Quand nous fûmes sur le boulevard, il me dit :
– Je sais qui vous êtes… Vous êtes l’ami de Rocambole…
Je fis une légère grimace qu’il ne comprit pas, et il poursuivit :
– Si vous voulez m’emmener chez vous, je vous dirai tout.
– Vrai ?
– Je vous le jure.
Et il tremblait en parlant.
Je l’emmenai chez moi, et il me suivit sans résistance. Mais, quand nous fûmes dans mon cabinet et bien seuls, il se jeta à mes genoux :
– J’aime autant, me dit-il, en finir tout de suite.
– Comment ! en finir ?
– Sans doute, Rocambole a juré ma mort… Eh bien ! tuez-moi !…

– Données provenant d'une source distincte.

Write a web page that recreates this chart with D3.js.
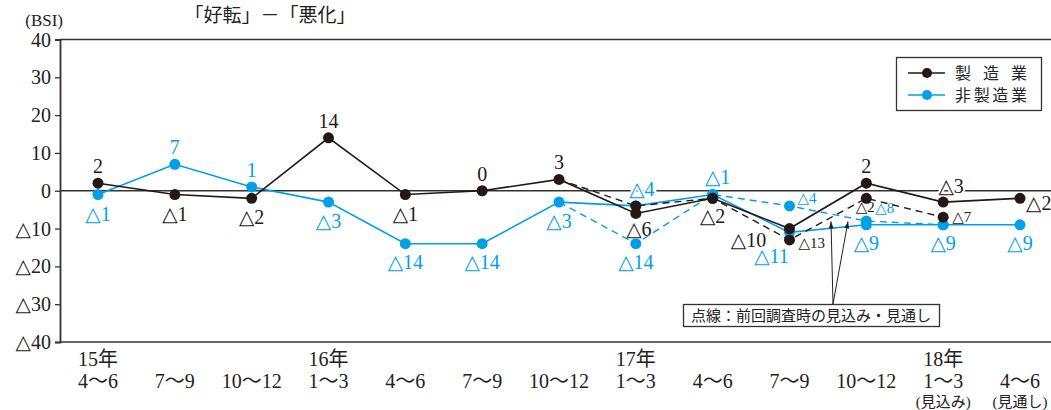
<!DOCTYPE html>
<html>
<head>
<meta charset="utf-8">
<script src="https://cdn.jsdelivr.net/npm/d3@7"></script>
<style>
  html, body { margin: 0; padding: 0; background: #fff; }
  svg { display: block; }
</style>
</head>
<body>
<svg id="chart" width="1051" height="410"></svg>
<script>
// Quarter categories along the x axis
const quarters = ["4～6", "7～9", "10～12", "1～3", "4～6", "7～9", "10～12", "1～3", "4～6", "7～9", "10～12", "1～3", "4～6"];
const years = ["15年", "", "", "16年", "", "", "", "17年", "", "", "", "18年", ""];
const quarterNotes = ["", "", "", "", "", "", "", "", "", "", "", "(見込み)", "(見通し)"];

// BSI actual values (the last two are the current outlook / forecast)
const manufacturing = [2, -1, -2, 14, -1, 0, 3, -6, -2, -10, 2, -3, -2];
const nonManufacturing = [-1, 7, 1, -3, -14, -14, -3, -4, -1, -11, -9, -9, -9];

// Previous survey's outlook (dotted lines)
const manufacturingPrev = [null, null, null, null, null, null, 3, -4, -2, -13, -2, -7, null];
const nonManufacturingPrev = [null, null, null, null, null, null, -3, -14, -1, -4, -8, -9, null];

const yTicks = [40, 30, 20, 10, 0, -10, -20, -30, -40];

// Label placement for each point: [dx, dy] from the dot (baseline), anchor
const mfgLabelPos = [
  [0, -10, "middle"], [0, 26, "middle"], [0, 26, "middle"], [0, -10, "middle"],
  [0, 26, "middle"], [0, -10, "middle"], [0, -10, "middle"], [3, 23, "middle"],
  [0, 25, "middle"], [-41, 18, "middle"], [0, -10, "middle"], [8, -9, "middle"],
  [6, 12, "start"]
];
const nonLabelPos = [
  [0, 26, "middle"], [0, -10, "middle"], [0, -10, "middle"], [0, 26, "middle"],
  [0, 25, "middle"], [0, 25, "middle"], [0, 26, "middle"], [6, -10, "middle"],
  [5, -11, "middle"], [-18, 31, "middle"], [0, 25, "middle"], [0, 25, "middle"],
  [0, 25, "middle"]
];
// Labels for the previous outlook values (index, dx, dy, anchor, size)
const mfgPrevLabelPos = [[9, 9, 8, "start", 15], [10, -1, 14, "middle", 15], [11, 9, 5, "start", 15]];
const nonPrevLabelPos = [[7, 0, 25, "middle", 20], [9, 8, -3, "start", 15], [10, 9, -8, "start", 15]];

const BLACK = "#231815";
const BLUE = "#00a0e9";
const SERIF = "'Liberation Serif', 'DejaVu Serif', 'Noto Sans CJK JP', serif";
const JP = "'Noto Sans CJK JP', sans-serif";
const MIXED = "'Liberation Serif', 'Noto Sans CJK JP', serif";

const fmt = v => v < 0 ? "△" + Math.abs(v) : String(v);

const svg = d3.select("#chart");
const W = 1051;
const plotLeft = 60, plotTop = 39.5, plotBottom = 342;

const x = d3.scalePoint().domain(d3.range(quarters.length)).range([98, 1020]);
const y = d3.scaleLinear().domain([-40, 40]).range([plotBottom, plotTop]);

// Frame lines: top, bottom, zero
svg.append("line").attr("x1", plotLeft).attr("x2", W).attr("y1", y(40)).attr("y2", y(40))
  .attr("stroke", "#333").attr("stroke-width", 1.5);
svg.append("line").attr("x1", plotLeft).attr("x2", W).attr("y1", y(-40)).attr("y2", y(-40))
  .attr("stroke", "#333").attr("stroke-width", 1.5);
svg.append("line").attr("x1", plotLeft).attr("x2", W).attr("y1", y(0)).attr("y2", y(0))
  .attr("stroke", "#333").attr("stroke-width", 1.3);

// Y axis
const yAxis = d3.axisLeft(y).tickValues(yTicks).tickSize(5).tickPadding(4).tickFormat(fmt);
const ya = svg.append("g").attr("transform", `translate(${plotLeft},0)`).call(yAxis);
ya.select(".domain").attr("stroke", "#333").attr("stroke-width", 1.8);
ya.selectAll(".tick line").attr("stroke", "#333").attr("stroke-width", 1.3);
ya.selectAll(".tick text").attr("font-family", SERIF).attr("font-size", 20).attr("fill", "#222")
  .attr("dy", "0.33em");

// Unit and title
svg.append("text").attr("x", 63).attr("y", 26).attr("text-anchor", "end")
  .attr("font-family", SERIF).attr("font-size", 17).attr("fill", "#222").text("(BSI)");
svg.append("text").attr("x", 270).attr("y", 22).attr("text-anchor", "middle")
  .attr("font-family", JP).attr("font-size", 19).attr("fill", "#222").text("「好転」－「悪化」");

// X axis labels
const xl = svg.append("g");
quarters.forEach((q, i) => {
  xl.append("text").attr("x", x(i)).attr("y", 388).attr("text-anchor", "middle")
    .attr("font-family", MIXED).attr("font-size", 20).attr("fill", "#222").text(q);
  if (years[i]) {
    xl.append("text").attr("x", x(i)).attr("y", 366).attr("text-anchor", "middle")
      .attr("font-family", MIXED).attr("font-size", 20).attr("fill", "#222").text(years[i]);
  }
  if (quarterNotes[i]) {
    xl.append("text").attr("x", x(i)).attr("y", 406.5).attr("text-anchor", "middle")
      .attr("font-family", MIXED).attr("font-size", 15).attr("fill", "#222").text(quarterNotes[i]);
  }
});

// Value labels sit under the series; their white halo only breaks the frame lines
const labelLayer = svg.append("g");
const seriesLayer = svg.append("g");

const line = d3.line().defined(d => d != null).x((d, i) => x(i)).y(d => y(d));

function drawSeries(values, prev, color) {
  const g = seriesLayer.append("g");
  g.append("path").datum(prev).attr("d", line).attr("fill", "none")
    .attr("stroke", color).attr("stroke-width", 1.4).attr("stroke-dasharray", "7,5");
  g.append("path").datum(values).attr("d", line).attr("fill", "none")
    .attr("stroke", color).attr("stroke-width", 1.6);
  g.selectAll("circle.actual").data(values).join("circle").attr("class", "actual")
    .attr("cx", (d, i) => x(i)).attr("cy", d => y(d)).attr("r", 5.5).attr("fill", color);
  const firstPrev = prev.findIndex(d => d != null);
  g.selectAll("circle.prev").data(prev.map((d, i) => ({ d, i })).filter(o => o.d != null && o.i > firstPrev))
    .join("circle").attr("class", "prev")
    .attr("cx", o => x(o.i)).attr("cy", o => y(o.d)).attr("r", 5.5).attr("fill", color);
}

drawSeries(nonManufacturing, nonManufacturingPrev, BLUE);
drawSeries(manufacturing, manufacturingPrev, BLACK);

function drawLabels(values, pos, color, size) {
  values.forEach((v, i) => {
    const p = pos[i];
    labelLayer.append("text").attr("x", x(i) + p[0]).attr("y", y(v) + p[1]).attr("text-anchor", p[2])
      .attr("font-family", SERIF).attr("font-size", size).attr("fill", color)
      .attr("stroke", "#fff").attr("stroke-width", 4).attr("paint-order", "stroke")
      .text(fmt(v));
  });
}
drawLabels(manufacturing, mfgLabelPos, BLACK, 20);
drawLabels(nonManufacturing, nonLabelPos, BLUE, 20);

function drawPrevLabels(prev, pos, color) {
  pos.forEach(([i, dx, dy, anchor, size]) => {
    labelLayer.append("text").attr("x", x(i) + dx).attr("y", y(prev[i]) + dy).attr("text-anchor", anchor)
      .attr("font-family", SERIF).attr("font-size", size).attr("fill", color)
      .text(fmt(prev[i]));
  });
}
drawPrevLabels(manufacturingPrev, mfgPrevLabelPos, BLACK);
drawPrevLabels(nonManufacturingPrev, nonPrevLabelPos, BLUE);

// Legend
const lg = svg.append("g");
lg.append("rect").attr("x", 896.5).attr("y", 57.5).attr("width", 145).attr("height", 53)
  .attr("fill", "#fff").attr("stroke", "#333").attr("stroke-width", 1.3);
[[BLACK, "製造業", 73], [BLUE, "非製造業", 95]].forEach(([c, t, ly]) => {
  lg.append("line").attr("x1", 908).attr("x2", 945).attr("y1", ly).attr("y2", ly)
    .attr("stroke", c).attr("stroke-width", 1.6);
  lg.append("circle").attr("cx", 927).attr("cy", ly).attr("r", 5).attr("fill", c);
  lg.append("text").attr("x", 955).attr("y", ly + 6).attr("font-family", JP).attr("font-size", 16)
    .attr("fill", "#222").attr("textLength", 72).attr("lengthAdjust", "spacing").text(t);
});

// Note box with arrows pointing to the dotted lines
svg.append("defs").append("marker").attr("id", "arrow").attr("viewBox", "0 0 10 10")
  .attr("refX", 10).attr("refY", 5).attr("markerWidth", 9).attr("markerHeight", 7)
  .attr("orient", "auto").attr("markerUnits", "userSpaceOnUse")
  .append("path").attr("d", "M0,1.5 L10,5 L0,8.5 Z").attr("fill", "#222");

function prevAt(prev, px) {
  // value of a dotted line at pixel position px
  for (let i = 0; i < prev.length - 1; i++) {
    if (prev[i] != null && prev[i + 1] != null && px >= x(i) && px <= x(i + 1)) {
      const t = (px - x(i)) / (x(i + 1) - x(i));
      return prev[i] + t * (prev[i + 1] - prev[i]);
    }
  }
  return 0;
}
const arrowBase = [833, 304];
[[831, manufacturingPrev], [848, nonManufacturingPrev]].forEach(([ax, prev]) => {
  svg.append("line").attr("x1", arrowBase[0]).attr("y1", arrowBase[1])
    .attr("x2", ax).attr("y2", y(prevAt(prev, ax)) + 4)
    .attr("stroke", "#222").attr("stroke-width", 1).attr("marker-end", "url(#arrow)");
});
svg.append("rect").attr("x", 683.5).attr("y", 304.5).attr("width", 256).attr("height", 22)
  .attr("fill", "#fff").attr("stroke", "#333").attr("stroke-width", 1.3);
svg.append("text").attr("x", 811).attr("y", 321).attr("text-anchor", "middle")
  .attr("font-family", JP).attr("font-size", 15).attr("fill", "#222")
  .text("点線：前回調査時の見込み・見通し");
</script>
</body>
</html>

Je voulus le rassurer ; mais il secoua la tête :
– Non, me dit-il, j’aime autant mourir… la vie que je mène est affreuse… tuez-moi… seulement, ne me faites pas souffrir…

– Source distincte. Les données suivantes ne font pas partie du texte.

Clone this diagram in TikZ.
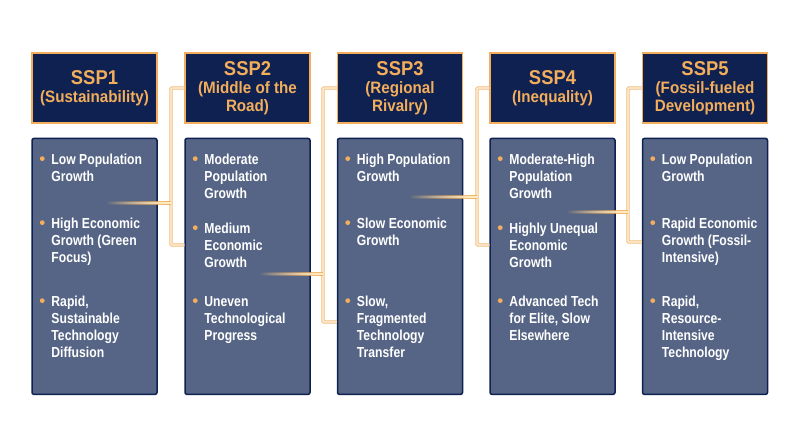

Je commençais à comprendre que j’avais un fou devant moi.
Mais comment ce fou était-il en liberté ?
Comment avait-il des billets de mille francs en sa possession ?
Il y avait là une énigme que je me jurai d’éclaircir.
Et, feignant d’abonder dans son sens, je lui dis :
– J’ai des ordres sévères, et je ne sais pas encore ce que Rocambole décidera. Cependant je vous promets de remplir ma pénible mission avec humanité. En attendant, vous allez rester ici.
Une idée lumineuse m’était venue.
– Timoléon, m’étais-je dit, doit connaître cet homme.
Et, tandis que le malheureux se tenait devant moi dans l’attitude d’un patient qui attend l’heure de son supplice, j’écrivis à Timoléon quelques lignes, en le priant de venir sur-le-champ.
Mon domestique partit avec ma lettre, et j’avoue que l’heure qui s’écoula me parut longue.
On n’est pas en tête-à-tête avec un fou avec l’esprit aussi calme et le cœur aussi joyeux que si l’on avait affaire à une jolie femme.